Küçük şapel odalarından oluşan ve duvarlarında fresklerin yer aldığı alanların da restorasyona dahil edilerek gün yüzüne çıkarılması için çalışma başlatıldı. 30 metrelik yol yapılmasının planlandığı alan içindeki hasar gören fresk ve çatı kısımları yeniden onarılacak, restorasyonu tamamlandığında ise Sümela Manastırı yeni bir ziyaret alanlarına kavuşmuş olacak.
''YENİ ALANLAR TARİHİ ZENGİNLİK KATACAK''
Maçka İlçe Belediye Başkanı Koray Koçhan, Sümela Manastırı'nın, Trabzon ve Maçka'nın bir markası olduğunu belirterek yapılan çalışmalarda keşfedilen yerlerin Sümela’ya tarihi zenginlik kazandıracağını söyledi.
Koçhan, "Restorasyon hız kesmeden devam ediyor. Taş temizleme çalışmalarımıza hız vermemizin nedeni ise bir iki ay içerisinde meşhur ormanımız içerisindeki patika yolumuzun projesi tamamlanmış olacak. Ziyarete gelen yerli ve yabancı turistlerimizi Sümela’nın altına kadar yani eski bilet gişelerinin olduğu alana kadar yürütmeyi planlıyoruz. Bunun için çevredeki taş düşmesinden kaynaklı düşürülen taşların oradan alınması ve yeniden düzenlenmesi çalışmalarına hız verildi. Belki bir iki ay içerisinde o alanda gezilmesi sağlanacak.

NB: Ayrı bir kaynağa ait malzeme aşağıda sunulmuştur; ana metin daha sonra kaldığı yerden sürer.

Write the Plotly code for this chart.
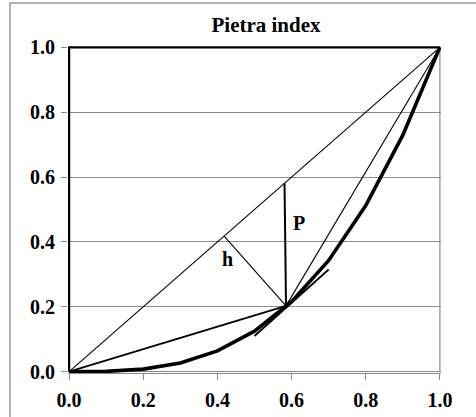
import plotly.graph_objects as go

# Lorenz-type curve
curve_x = [0.0, 0.1, 0.2, 0.3, 0.4, 0.5, 0.6, 0.7, 0.8, 0.9, 1.0]
curve_y = [0.0, 0.001, 0.008, 0.027, 0.064, 0.125, 0.216, 0.343, 0.512, 0.729, 1.0]

# key point where the curve touches the tangent
pt = (0.585, 0.203)
diag_x = [0.0, 1.0]
diag_y = [0.0, 1.0]
p_top = (0.581, 0.581)
h_top = (0.418, 0.418)
tangent_x = [0.50, 0.70]
tangent_y = [0.11, 0.315]
frame_x = [0.0, 0.0, 1.0]
frame_y = [0.0, 1.0, 1.0]
right_x = [1.0, 1.0]
right_y = [0.0, 1.0]

tick_vals = [0.0, 0.2, 0.4, 0.6, 0.8, 1.0]
tick_text = ["0.0", "0.2", "0.4", "0.6", "0.8", "1.0"]

FONT = "Times New Roman, Liberation Serif, serif"
GRAY = "#8c8c8c"

L, R, T, B = 68, 35, 46, 44
W, H = 476, 417
PW, PH = W - L - R, H - T - B

fig = go.Figure()

def line(x, y, w, color="black"):
    fig.add_trace(go.Scatter(x=x, y=y, mode="lines",
                             line=dict(color=color, width=w),
                             hoverinfo="skip", showlegend=False))

line(right_x, right_y, 1.2, GRAY)
line(diag_x, diag_y, 1.1)
line([0.0, pt[0]], [0.0, pt[1]], 1.8)
line([pt[0], 1.0], [pt[1], 1.0], 1.1)
line([p_top[0], pt[0]], [p_top[1], pt[1]], 2.0)
line([h_top[0], pt[0]], [h_top[1], pt[1]], 1.1)
line(tangent_x, tangent_y, 1.8)
line(curve_x, curve_y, 3.6)
line(frame_x, frame_y, 2.2)

fig.add_annotation(x=0.619, y=0.457, text="P", showarrow=False,
                   font=dict(family=FONT, size=20, color="black", weight="bold"))
fig.add_annotation(x=0.427, y=0.346, text="h", showarrow=False,
                   font=dict(family=FONT, size=20, color="black", weight="bold"))

fig.update_layout(
    width=W, height=H,
    margin=dict(l=L, r=R, t=T, b=B, autoexpand=False),
    paper_bgcolor="white", plot_bgcolor="white",
    title=dict(text="Pietra index", x=266/W, xanchor="center",
               y=1 - 25/H, yanchor="middle",
               font=dict(family=FONT, size=21, color="black", weight="bold")),
    font=dict(family=FONT, color="black"),
    shapes=[dict(type="rect", xref="paper", yref="paper",
                 x0=(10 - L)/PW, x1=(W + 5 - L)/PW,
                 y0=-(H + 5 - T - PH)/PH, y1=(T + PH - 3)/PH,
                 line=dict(color="#9a9a9a", width=1.5), layer="above")],
)
fig.update_xaxes(range=[-0.003, 1.003], tickvals=tick_vals, ticktext=tick_text,
                 automargin=False,
                 showgrid=False, zeroline=False, showline=True,
                 linecolor=GRAY, linewidth=1.2, ticks="outside", ticklen=6,
                 tickcolor=GRAY, tickwidth=1.2,
                 tickfont=dict(family=FONT, size=20, color="black", weight="bold"),
                 ticklabelstandoff=3)
fig.update_yaxes(range=[-0.004, 1.004], tickvals=tick_vals, ticktext=tick_text,
                 automargin=False,
                 showgrid=True, gridcolor=GRAY, gridwidth=1.2, zeroline=False,
                 showline=False, ticks="outside", ticklen=6,
                 tickcolor=GRAY, tickwidth=1.2,
                 tickfont=dict(family=FONT, size=20, color="black", weight="bold"),
                 ticklabelstandoff=2)

fig.write_html("out.html",
               config={"displayModeBar": False},
               post_script="document.body.style.margin='0';document.body.style.overflow='hidden';")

Turizm İl Müdürlüğümüz tarafından yapılan ve yaklaşık 1 milyon lira maliyeti olan seyir teraslarımızda tamamlandı. Hizmete bu sezon girecek ve bir avantaj sağlayacak. Tur otobüsleri ve fotoğrafçıların ziyaret edebileceği Sümela’yı tam karşıdan görecek, hatta kot farkından dolayı içine kadar görebilecekleri bir seyir terası alanı sağladık" dedi.

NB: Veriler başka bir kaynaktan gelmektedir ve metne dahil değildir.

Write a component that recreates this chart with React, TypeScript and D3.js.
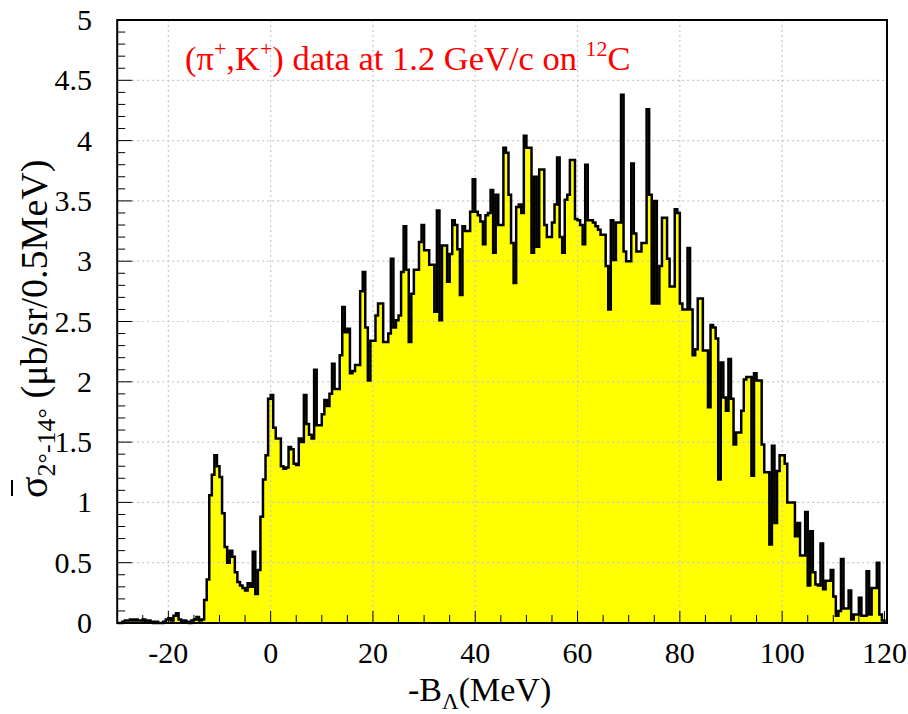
import React from 'react';
import * as d3 from 'd3';

const binStart = -30;
const binWidth = 0.5;

// bins from -30 to -0.5 MeV
const sigmaNeg = [
  0, 0, 0.01, 0.02, 0.02, 0.03, 0.02, 0.03, 0.02, 0.02,
  0.03, 0.01, 0.02, 0.01, 0, 0.01, 0, 0, 0.01, 0.03,
  0.04, 0.02, 0.06, 0.08, 0.03, 0.01, 0.02, 0.01, 0, 0.02,
  0.03, 0.05, 0.02, 0.03, 0.19, 0.36, 1.06, 1.23, 1.39, 1.3,
  1.21, 0.91, 0.63, 0.5, 0.6, 0.55, 0.42, 0.34, 0.31, 0.29,
  0.27, 0.33, 0.3, 0.59, 0.24, 0.44, 0.88, 1.19, 1.39, 1.86,
];
// bins from 0 to 29.5 MeV
const sigmaLow = [
  1.89, 1.62, 1.53, 1.53, 1.3, 1.28, 1.29, 1.46, 1.44, 1.32,
  1.31, 1.53, 1.5, 1.89, 1.65, 1.56, 1.53, 2.1, 1.64, 1.64,
  1.73, 1.85, 1.8, 1.9, 2.15, 1.94, 1.94, 2.22, 2.62, 2.41,
  2.44, 2.07, 2.09, 2.14, 2.14, 2.75, 2.91, 2.45, 2.01, 2.34,
  2.34, 2.55, 2.65, 2.65, 2.33, 2.33, 2.4, 3.02, 2.45, 2.51,
  2.55, 2.91, 3.29, 2.93, 2.33, 2.73, 2.93, 2.93, 3.16, 3.3,
];
// bins from 30 to 59.5 MeV
const sigmaMid = [
  3.09, 3.09, 2.97, 2.97, 2.58, 3.42, 2.51, 3.13, 3.13, 2.83,
  3.06, 3.34, 3.3, 3.1, 2.72, 3.29, 3.25, 3.25, 3.41, 3.68,
  3.41, 3.38, 3.33, 3.14, 3.38, 3.4, 3.59, 3.07, 3.55, 3.3,
  3.3, 3.94, 3.9, 3.55, 3.15, 2.82, 3.45, 3.47, 3.4, 4.04,
  3.94, 3.94, 3.07, 3.7, 3.12, 3.76, 3.76, 3.3, 3.2, 3.2,
  3.32, 3.47, 3.86, 3.2, 3.07, 3.51, 3.55, 3.84, 3.84, 3.35,
];
// bins from 60 to 89.5 MeV
const sigmaHigh = [
  3.34, 3.3, 3.14, 3.8, 3.34, 3.34, 3.32, 3.29, 3.26, 3.22,
  3.22, 2.96, 2.6, 3.34, 3.01, 3.32, 3.32, 4.38, 3.08, 3.0,
  3.0, 3.81, 3.23, 3.08, 3.08, 3.15, 3.15, 4.26, 3.55, 2.65,
  3.5, 2.65, 2.96, 3.36, 3.36, 3.02, 2.79, 2.79, 3.43, 3.4,
  2.65, 2.6, 2.6, 3.11, 2.6, 2.22, 2.27, 2.69, 2.69, 2.26,
  2.26, 1.79, 2.47, 2.45, 2.36, 1.19, 2.16, 1.87, 1.76, 2.19,
];
// bins from 90 to 119.5 MeV
const sigmaTail = [
  1.86, 1.48, 1.58, 1.58, 1.76, 2.02, 2.04, 2.04, 1.22, 2.07,
  2.01, 2.01, 1.48, 1.25, 1.25, 0.65, 1.47, 0.83, 1.26, 1.39,
  1.39, 1.32, 1.0, 1.0, 1.0, 0.72, 0.83, 0.56, 0.56, 0.92,
  0.31, 0.76, 0.42, 0.32, 0.31, 0.66, 0.28, 0.35, 0.35, 0.44,
  0.22, 0.06, 0.1, 0.53, 0.12, 0.12, 0.27, 0.03, 0.07, 0.07,
  0.21, 0.06, 0.06, 0.43, 0.07, 0.29, 0.29, 0.5, 0.07, 0.02,
];

const xTickValues = [-20, 0, 20, 40, 60, 80, 100, 120];
const xTickLabels = ['-20', '0', '20', '40', '60', '80', '100', '120'];
const yTickValues = [0, 0.5, 1, 1.5, 2, 2.5, 3, 3.5, 4, 4.5, 5];
const yTickLabels = ['0', '0.5', '1', '1.5', '2', '2.5', '3', '3.5', '4', '4.5', '5'];

const FONT = "'Liberation Serif', 'Times New Roman', serif";

export default function App() {
  const W = 908;
  const H = 714;
  const x = d3.scaleLinear().domain([-30, 120.5]).range([117.2, 887]);
  const y = d3.scaleLinear().domain([0, 5]).range([623, 20]);

  const values = [...sigmaNeg, ...sigmaLow, ...sigmaMid, ...sigmaHigh, ...sigmaTail];
  const pts: [number, number][] = [[x(binStart), y(0)]];
  values.forEach((v, i) => {
    const e0 = binStart + i * binWidth;
    const e1 = e0 + binWidth;
    pts.push([x(e0), y(v)]);
    pts.push([x(e1), y(v)]);
  });
  const lastEdge = binStart + values.length * binWidth;
  pts.push([x(lastEdge), y(0)]);
  const line = d3.line();
  const outline = line(pts) || '';
  const area = outline + 'Z';

  const [x0, x1] = x.range();
  const [yb, yt] = y.range();

  const yMinor = d3.range(0, 5.0001, 0.1);
  const xMinor = d3.range(-25, 120.0001, 5);

  return (
    <svg width={W} height={H} style={{ position: 'absolute', left: 0, top: 0, background: '#fff' }}>
      <rect x={0} y={0} width={W} height={H} fill="#fff" />
      <path d={area} fill="#ffff00" stroke="none" />
      {/* grid */}
      {xTickValues.filter(v => v < 120).map(v => (
        <line key={'gx' + v} x1={x(v)} x2={x(v)} y1={yt} y2={yb} stroke="#c8c8c8" strokeWidth={1.2} strokeDasharray="2 3" />
      ))}
      {yTickValues.filter(v => v > 0 && v < 5).map(v => (
        <line key={'gy' + v} x1={x0} x2={x1} y1={y(v)} y2={y(v)} stroke="#c8c8c8" strokeWidth={1.2} strokeDasharray="2 3" />
      ))}
      <path d={outline} fill="none" stroke="#000" strokeWidth={2.5} strokeLinejoin="miter" />
      {/* frame */}
      <rect x={x0} y={yt} width={x1 - x0} height={yb - yt} fill="none" stroke="#000" strokeWidth={2} />
      {/* y ticks */}
      {yMinor.map((v, i) => {
        const major = i % 5 === 0;
        return <line key={'yt' + i} x1={x0} x2={x0 + (major ? 15 : 8)} y1={y(v)} y2={y(v)} stroke="#000" strokeWidth={1} />;
      })}
      {/* x ticks */}
      {xMinor.map((v, i) => {
        const major = v % 20 === 0;
        return <line key={'xt' + i} x1={x(v)} x2={x(v)} y1={yb} y2={yb - (major ? 12 : 8)} stroke="#000" strokeWidth={1} />;
      })}
      {/* y tick labels */}
      {yTickValues.map((v, i) => (
        <text key={'yl' + i} x={92} y={y(v) + 10} textAnchor="end" fontFamily={FONT} fontSize={30} fill="#000">
          {yTickLabels[i]}
        </text>
      ))}
      {/* x tick labels */}
      {xTickValues.map((v, i) => (
        <text key={'xl' + i} x={x(v)} y={663} textAnchor="middle" fontFamily={FONT} fontSize={30} fill="#000">
          {xTickLabels[i]}
        </text>
      ))}
      {/* x title */}
      <text x={408} y={701} fontFamily={FONT} fontSize={34} fill="#000">
        -B<tspan fontSize={23} dy={8}>Λ</tspan><tspan dy={-8}>(MeV)</tspan>
      </text>
      {/* y title */}
      <g transform="translate(47,0) rotate(-90)">
        <text x={-498} y={0} fontFamily={FONT} fontSize={40} fill="#000">
          σ<tspan fontSize={26} dy={8}>2°-14°</tspan><tspan fontSize={38} dy={-8}> (μb/sr/0.5MeV)</tspan>
        </text>
        <line x1={-496} x2={-480} y1={-35} y2={-35} stroke="#000" strokeWidth={2} />
      </g>
      {/* annotation */}
      <text x={185} y={70} fontFamily={FONT} fontSize={34.5} fill="#ff0000">
        (π<tspan fontSize={22} dy={-14}>+</tspan><tspan dy={14}>,K</tspan><tspan fontSize={22} dy={-14}>+</tspan><tspan dy={14}>) data at 1.2 GeV/c on </tspan><tspan fontSize={22} dy={-14}>12</tspan><tspan dy={14}>C</tspan>
      </text>
    </svg>
  );
}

''ÇİLE ODALARINA GİRİLEBİLECEK''
Keşfedilen yerlerin turizm ve tarih açısından büyük önem arz ettiğini ifade eden Koçhan, şöyle dedi:
"Sümela’da şimdiye kadar görülmemiş olan alanlar var. Restorasyon çalışmaları ile beraber ziyaretçilere açmayı planlıyoruz. Zaten onun için maliyeti yüksek olan bir restorasyon bu. Turistler sadece kaya kilisesinin yanına kadar giriyor. Orada içeride küçük küçük şapellerin bulunduğu, bizim dinimizde de olan ’Çile odaları’ bulunan kapalı alanlarda dua edilen yerlere giremiyorlardı. Bu restorasyon çalışmaları ile o alanlara da girilecek. Göreceksiniz ki o alanlarda da Sümela’da çok güzel bir merkezi ısıtma sistemi, bacaların odaları dolaştığı, çok güzel şömineler ve kitaplıkların olduğu, lavaboların, tuvaletlerin müthiş bir yağmur kanallarının ve kanalizasyonun olduğunu göreceğiniz alanlar da inşallah bu dönem restorasyon bittikten sonra ziyaret edilebilecek" dedi.

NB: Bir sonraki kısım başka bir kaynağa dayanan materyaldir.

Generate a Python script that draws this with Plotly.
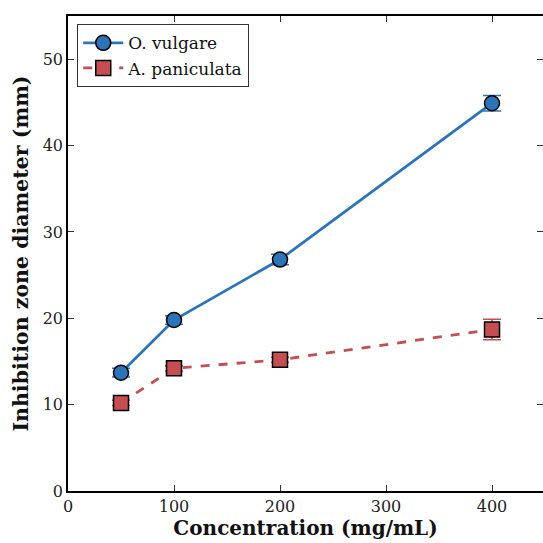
import plotly.graph_objects as go

conc = [50, 100, 200, 400]
vulgare = [13.7, 19.8, 26.8, 44.9]
vulgare_err = [0.5, 0.5, 0.6, 0.9]
panic = [10.2, 14.2, 15.2, 18.7]
panic_err = [0.3, 0.3, 0.3, 1.2]

blue = "#2b74b8"
red = "#c44e52"
font = "DejaVu Serif"

fig = go.Figure()
fig.add_trace(go.Scatter(
    x=conc, y=vulgare, name="O. vulgare", mode="lines+markers",
    line=dict(color=blue, width=2.8),
    marker=dict(symbol="circle", size=15, color=blue, line=dict(color="black", width=1.5)),
    error_y=dict(type="data", array=vulgare_err, color=blue, thickness=1.5, width=9),
))
fig.add_trace(go.Scatter(
    x=conc, y=panic, name="A. paniculata", mode="lines+markers",
    line=dict(color=red, width=2.8, dash="dash"),
    marker=dict(symbol="square", size=15, color=red, line=dict(color="black", width=1.5)),
    error_y=dict(type="data", array=panic_err, color=red, thickness=1.5, width=9),
))
# invisible helper trace so the right-hand tick axis is drawn
fig.add_trace(go.Scatter(
    x=conc, y=vulgare, yaxis="y2", mode="markers", showlegend=False,
    marker=dict(opacity=0), hoverinfo="skip",
))

tickfont = dict(family=font, size=16, color="#222")
fig.update_xaxes(
    range=[0, 448.1], tickvals=[0, 100, 200, 300, 400],
    showline=True, linecolor="black", linewidth=1.6, mirror="ticks",
    ticks="inside", ticklen=6, tickwidth=1.2, tickcolor="#333",
    showgrid=False, zeroline=False, tickfont=tickfont,
    title=dict(text="<b>Concentration (mg/mL)</b>", font=dict(family=font, size=20, color="#111"), standoff=3),
)
fig.update_layout(
    yaxis=dict(
        range=[0, 55], tickvals=[0, 10, 20, 30, 40, 50],
        showline=True, linecolor="black", linewidth=1.6, mirror=False,
        ticks="inside", ticklen=6, tickwidth=1.2, tickcolor="#333",
        showgrid=False, zeroline=False, tickfont=tickfont,
    ),
    yaxis2=dict(
        overlaying="y", side="right", anchor="x", range=[0, 55],
        tickvals=[0, 10, 20, 30, 40, 50], showticklabels=False,
        showline=False, ticks="inside", ticklen=6, tickwidth=1.2, tickcolor="#333",
        showgrid=False, zeroline=False,
    ),
    annotations=[dict(
        text="<b>Inhibition zone diameter (mm)</b>", textangle=-90,
        xref="paper", yref="paper", x=-0.101, y=0.5, xanchor="center", yanchor="middle",
        showarrow=False, font=dict(family=font, size=20.5, color="#111"),
    )],
    width=543, height=543,
    margin=dict(l=68, r=0, t=16, b=52),
    plot_bgcolor="white", paper_bgcolor="white",
    font=dict(family=font),
    legend=dict(
        x=0.019, y=0.983, xanchor="left", yanchor="top",
        bordercolor="#333", borderwidth=1.2, bgcolor="white",
        font=dict(family=font, size=17, color="#111"),
        itemwidth=40, tracegroupgap=0,
    ),
)
fig.write_html("out.html")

''KAYA KİLİSE’DEN DAHA ESKİ BİR ŞAPEL BULUNDU''
Sümela Manastırı içerisinde yer alan Kaya Kilisesi’nden daha eski bir şapelin de bulunduğuna değinen Koçhan, "Sümela’nın içerisine baktığınızda tarihi fotoğraflarda bile kapısından içeriye olan alanı boş görüyorsunuz. Halbuki orjinalinde oralar kaya kilisesinin olduğu yere kadar hep ahşap evlerle dolu. Şu an Sümela’nın çatısından giden bir patika ile beraber oradaki Kaya Kilisesi’nden daha eski bir şapel bulundu. O şapelin de turizme kazandırılıp kazandırılmaması konusunda da nitelikli bir çalışma yapılıyor. Binlerce yıl geçmesine rağmen oradaki figürler çok net ve hatta çok değişik Hz. İsa figürleri var. Çok orijinal duruyor. Çatısında kiremit kullanılmamış, taştan çatıların olduğu bir alan" ifadelerini kullandı.
SÜMELA MANASTIRI
İlçede Karadağ’ın Altındere Vadisi’ne bakan eteğinde, yaklaşık 300 metre yükseklikteki ormanlık alanda kayaların oyulmasıyla yapılan Sümela Manastırı, halk arasında ’Meryem Ana’ adıyla da biliniyor. Hakkında çeşitli rivayetler de bulunan ve kuruluşu bilimsel verilere göre 13’üncü yüzyıla uzanan tarihi manastırda, hizmet birimleri, misafirhane, mutfak ve ayazmanın dışında toplam 72 oda bulunuyor. Bilindiği üzere 88 yıl aranın ardından manastırda 2010 yılında ise binlerce kişinin katılımıyla düzenlenen ayini Fener Rum Patriği Dimitri Bartholomeos yönetmişti.